Could your small change be worth a fortune?
Could our small change be more valuable than we thought? Well collectors are paying higher prices for special edition coins and so it might be worth checking your change before handing it over!
This is perfect for anyone doing the ‘money challenge’ we posted earlier this year where you simply save a different amount of money each day. Before you cash in your money at the end of the year, check each coin to see if it’s worth more than its face value.
Many limited edition coins are now worth much more than face value.
For example, the Dateless 20p piece is now worth £100!
The Mirror has reported that when the Royal Mint redesigned the 20p piece in 2008 it decided to switch the date from the back of the coin to the front. However, an error at the Mint mismatched the old and new designs and between 50,000 and 200,000 coins were produced with no date on and put into circulation before the mistake was spotted. They now sell for up to £100 for a coin in mint condition.
London Olympic 50p coin – £3,000
The London Olympics were a massive event in England, so of course new coins were made to celebrate! There were many different kinds and some produced more than others. The designs include football, wheelchair rugby, wrestling and tennis which could be passed on for £3 or £4.

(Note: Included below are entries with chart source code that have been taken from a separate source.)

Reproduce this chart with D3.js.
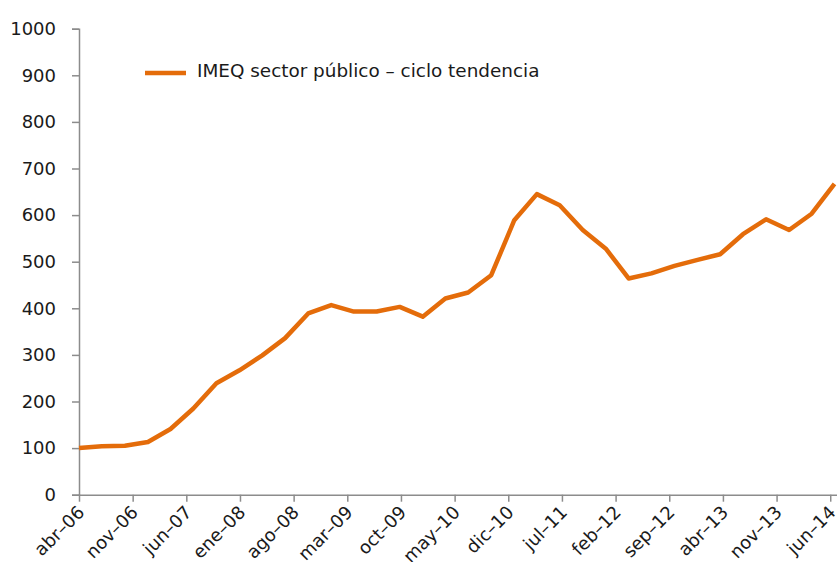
<!DOCTYPE html>
<html>
<head>
<meta charset="utf-8">
<script src="https://cdn.jsdelivr.net/npm/d3@7"></script>
<style>
  html, body { margin: 0; padding: 0; background: #fff; }
  svg { display: block; font-family: "DejaVu Sans", Verdana, sans-serif; }
</style>
</head>
<body>
<svg id="chart" width="837" height="562"></svg>
<script>
// ---- data ----
const seriesName = "IMEQ sector público – ciclo tendencia";
const quarters = [
  "2006-04","2006-07","2006-10","2007-01","2007-04","2007-07","2007-10","2008-01",
  "2008-04","2008-07","2008-10","2009-01","2009-04","2009-07","2009-10","2010-01",
  "2010-04","2010-07","2010-10","2011-01","2011-04","2011-07","2011-10","2012-01",
  "2012-04","2012-07","2012-10","2013-01","2013-04","2013-07","2013-10","2014-01",
  "2014-04","2014-07"
];
const values = [
  100, 104, 105, 113, 141, 185, 239, 267,
  299, 336, 389, 407, 393, 393, 403, 382,
  421, 434, 471, 589, 645, 621, 568, 528,
  464, 475, 491, 504, 516, 559, 591, 568,
  603, 667
];
const xTickLabels = ["abr–06","nov–06","jun–07","ene–08","ago–08","mar–09","oct–09","may–10",
                     "dic–10","jul–11","feb–12","sep–12","abr–13","nov–13","jun–14"];
const xTickStepDays = 214;
const yTicks = [0,100,200,300,400,500,600,700,800,900,1000];

(function () {
// ---- layout ----
const mLeft = 79, mRight = 837, mTop = 28.7, mBottom = 494.7;
const color = "#E46C0A";
const axisColor = "#8c8c8c";
const textColor = "#1a1a1a";

const parse = d3.timeParse("%Y-%m");
const data = quarters.map((q, i) => ({ date: parse(q), value: values[i] }));
const start = parse("2006-04");
const tickDates = xTickLabels.map((_, i) => d3.timeDay.offset(start, xTickStepDays * i));

const x = d3.scaleTime()
  .domain([start, d3.timeDay.offset(start, 3023)])
  .range([mLeft, mRight]);
const y = d3.scaleLinear().domain([0, 1000]).range([mBottom, mTop]);

const svg = d3.select("#chart");

// y axis
const yAxis = svg.append("g")
  .attr("transform", `translate(${mLeft},0)`)
  .call(d3.axisLeft(y).tickValues(yTicks).tickSize(7).tickPadding(16).tickFormat(d3.format("d")));
yAxis.select(".domain").attr("stroke", axisColor).attr("stroke-width", 1.5);
yAxis.selectAll(".tick line").attr("stroke", axisColor).attr("stroke-width", 1.5);
yAxis.selectAll(".tick text").attr("fill", textColor).attr("font-size", 18)
  .attr("font-family", "DejaVu Sans, sans-serif");

// x axis
const xAxis = svg.append("g")
  .attr("transform", `translate(0,${mBottom})`)
  .call(d3.axisBottom(x).tickValues(tickDates).tickSize(7).tickSizeOuter(0)
        .tickFormat((d, i) => xTickLabels[i]));
xAxis.select(".domain").attr("stroke", axisColor).attr("stroke-width", 1.5);
xAxis.selectAll(".tick line").attr("stroke", axisColor).attr("stroke-width", 1.5);
xAxis.selectAll(".tick text")
  .attr("fill", textColor).attr("font-size", 18)
  .attr("font-family", "DejaVu Sans, sans-serif")
  .attr("text-anchor", "end")
  .attr("x", -9).attr("y", 17.5).attr("dy", 0)
  .attr("transform", "rotate(-45)");

// line
const line = d3.line().x(d => x(d.date)).y(d => y(d.value));
svg.append("path")
  .datum(data)
  .attr("fill", "none")
  .attr("stroke", color)
  .attr("stroke-width", 4.5)
  .attr("stroke-linejoin", "round")
  .attr("d", line);

// legend
const lg = svg.append("g").attr("transform", "translate(145,73)");
lg.append("line").attr("x1", 0).attr("x2", 41).attr("y1", 0).attr("y2", 0)
  .attr("stroke", color).attr("stroke-width", 4.5);
lg.append("text").attr("x", 52).attr("y", 4.3)
  .attr("font-size", 18.4).attr("fill", textColor).text(seriesName);
})();
</script>
</body>
</html>
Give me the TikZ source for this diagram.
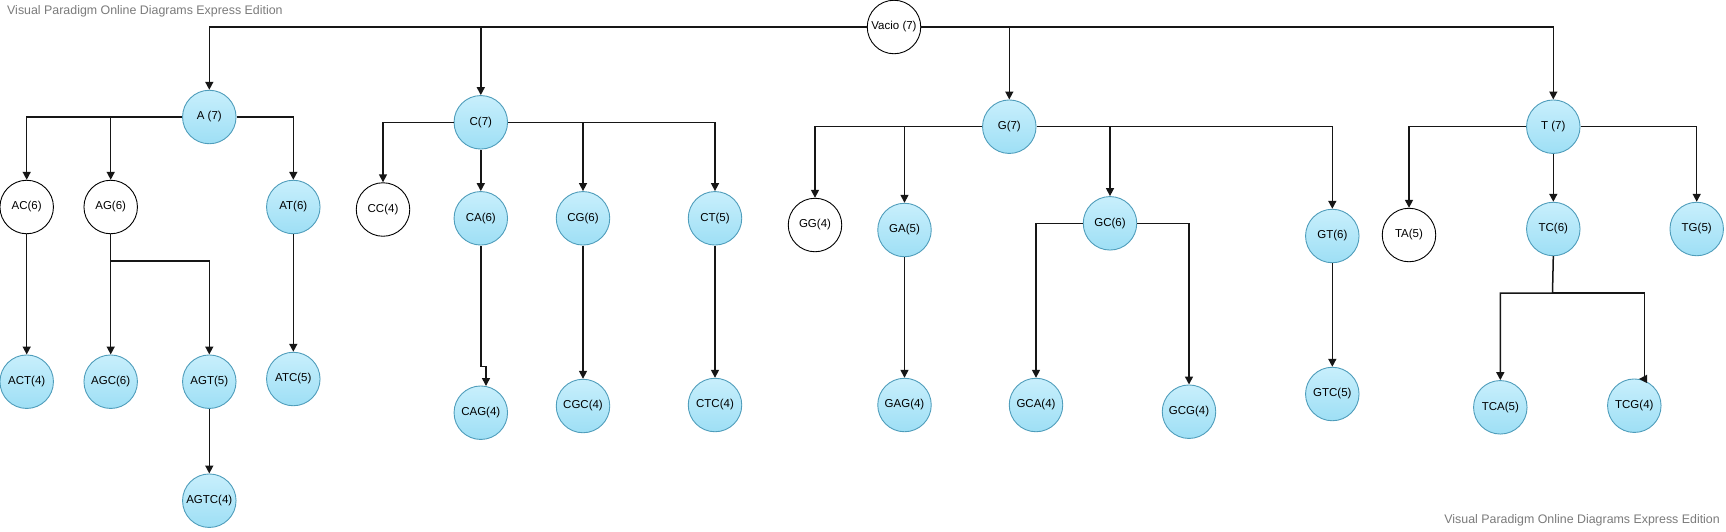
\documentclass[tikz,border=0pt]{standalone}
\usepackage{fontspec}
\setmainfont{Liberation Sans}
\usetikzlibrary{arrows.meta}
\definecolor{nodeline}{HTML}{4F9DBB}
\definecolor{nodetop}{HTML}{C8EFFC}
\definecolor{nodebot}{HTML}{9EDFF5}
\definecolor{wm}{HTML}{7A7A7A}
\definecolor{conn}{HTML}{161616}
\tikzset{
  bnode/.style={circle, minimum size=53.5pt, inner sep=0pt, draw=nodeline, line width=0.9pt,
    top color=nodetop, bottom color=nodebot, font=\fontsize{11.5}{13}\selectfont},
  wnode/.style={circle, minimum size=53.5pt, inner sep=0pt, draw=black, line width=0.9pt,
    fill=white, font=\fontsize{11.5}{13}\selectfont},
  arr/.style={draw=conn, line width=1.5pt, -{Triangle[length=8pt,width=8pt]}},
  wmark/.style={text=wm, font=\fontsize{12.4}{14}\selectfont, inner sep=0pt}
}
\begin{document}
\begin{tikzpicture}[x=1pt,y=-1pt]
\useasboundingbox (0,0) rectangle (1726,531);
% watermarks
\node[wmark, anchor=west] (wm1) at (7,11.7) {Visual Paradigm Online Diagrams Express Edition};
\node[wmark, anchor=east] (wm2) at (1720,520) {Visual Paradigm Online Diagrams Express Edition};
% level 0
\node[wnode] (V) at (894,27) {Vacio (7)};
% level 1
\node[bnode] (A) at (209.3,117) {A (7)};
\node[bnode] (C) at (480.8,122.3) {C(7)};
\node[bnode] (G) at (1009.3,126.7) {G(7)};
\node[bnode] (T) at (1553.3,126.7) {T (7)};
% level 2
\node[wnode] (AC) at (26.7,207) {AC(6)};
\node[wnode] (AG) at (110.7,207) {AG(6)};
\node[bnode] (AT) at (293.3,207) {AT(6)};
\node[wnode] (CC) at (383,209.5) {CC(4)};
\node[bnode] (CA) at (480.8,218.3) {CA(6)};
\node[bnode] (CG) at (583,218.3) {CG(6)};
\node[bnode] (CT) at (715,218.3) {CT(5)};
\node[wnode] (GG) at (815,225) {GG(4)};
\node[bnode] (GA) at (904.5,230) {GA(5)};
\node[bnode] (GC) at (1110,223.3) {GC(6)};
\node[bnode] (GT) at (1332.3,236) {GT(6)};
\node[wnode] (TA) at (1409,235) {TA(5)};
\node[bnode] (TC) at (1553.3,229) {TC(6)};
\node[bnode] (TG) at (1696.7,229) {TG(5)};
% level 3
\node[bnode] (ACT) at (26.7,381.7) {ACT(4)};
\node[bnode] (AGC) at (110.7,381.7) {AGC(6)};
\node[bnode] (AGT) at (209.3,381.7) {AGT(5)};
\node[bnode] (ATC) at (293.3,379) {ATC(5)};
\node[bnode] (CAG) at (480.8,412.7) {CAG(4)};
\node[bnode] (CGC) at (583,406) {CGC(4)};
\node[bnode] (CTC) at (715,405) {CTC(4)};
\node[bnode] (GAG) at (904.5,405) {GAG(4)};
\node[bnode] (GCA) at (1036,405) {GCA(4)};
\node[bnode] (GCG) at (1189,411.7) {GCG(4)};
\node[bnode] (GTC) at (1332.3,394) {GTC(5)};
\node[bnode] (TCA) at (1500.3,407.3) {TCA(5)};
\node[bnode] (TCG) at (1634.3,405.7) {TCG(4)};
% level 4
\node[bnode] (AGTC) at (209.3,500.7) {AGTC(4)};
% junction coordinates
\coordinate (agj) at (110.7,261);
\coordinate (cagj) at (486,366.7);
\coordinate (tcj) at (1552.5,293);
\coordinate (tcgj) at (1644.7,293);
% connectors from root
\draw[arr] (V.west) -| (A);
\draw[arr] (V.west -| C) -- (C);
\draw[arr] (V.east) -| (T);
\draw[arr] (V.east -| G) -- (G);
% A subtree
\draw[arr] (A.west) -| (AC);
\draw[arr] (A.west -| AG) -- (AG);
\draw[arr] (A.east) -| (AT);
\draw[arr] (AC) -- (ACT);
\draw[arr] (AG) -- (AGC);
\draw[arr] (agj) -| (AGT);
\draw[arr] (AT) -- (ATC);
\draw[arr] (AGT) -- (AGTC);
% C subtree
\draw[arr] (C.west) -| (CC);
\draw[arr] (C) -- (CA);
\draw[arr] (C.east) -| (CT);
\draw[arr] (C.east -| CG) -- (CG);
\draw[arr] (CA.south) |- (cagj) -- (cagj |- CAG.79);
\draw[arr] (CG) -- (CGC);
\draw[arr] (CT) -- (CTC);
% G subtree
\draw[arr] (G.west) -| (GG);
\draw[arr] (G.west -| GA) -- (GA);
\draw[arr] (G.east) -| (GT);
\draw[arr] (G.east -| GC) -- (GC);
\draw[arr] (GA) -- (GAG);
\draw[arr] (GC.west) -| (GCA);
\draw[arr] (GC.east) -| (GCG);
\draw[arr] (GT) -- (GTC);
% T subtree
\draw[arr] (T.west) -| (TA);
\draw[arr] (T) -- (TC);
\draw[arr] (T.east) -| (TG);
\draw[arr] (TC.south) -- (tcj) -| (TCA);
\draw[arr] (tcj) -- (tcgj) -- (tcgj |- TCG.80) -- (TCG.80);
\end{tikzpicture}
\end{document}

However there were only 600 aquatic coins released and have previously been sold on eBay for £3,000!
Guy Fawkes £2 coin – £16
The designs of the £2 coins are often being mixed up meaning there are lots of random designs kicking about. However when mistakes are made, they become more valuable. The Guy Fawkes coin was released in 2005 to commemorate the 400th anniversary of thegun powder plot. On some of the coins released into circulation the inscription read “Pemember, Pemember the Fifth of November instead of “Remember, Remember”. Those coins usually sell for around £16 on eBay.
The EC commemorative 50p coin – £20
In 1992 and 1993 the Mint issue a commemorative coin to celebrate the British presidency of the council of Europe. Just 109,000 coins were issued, compared to the usual 5-12million, making it collectable. The coins are no longer in circulation because the 50p piece was reduced in size in 1997, but if you have one in your penny jar at home it could be worth as much as £20.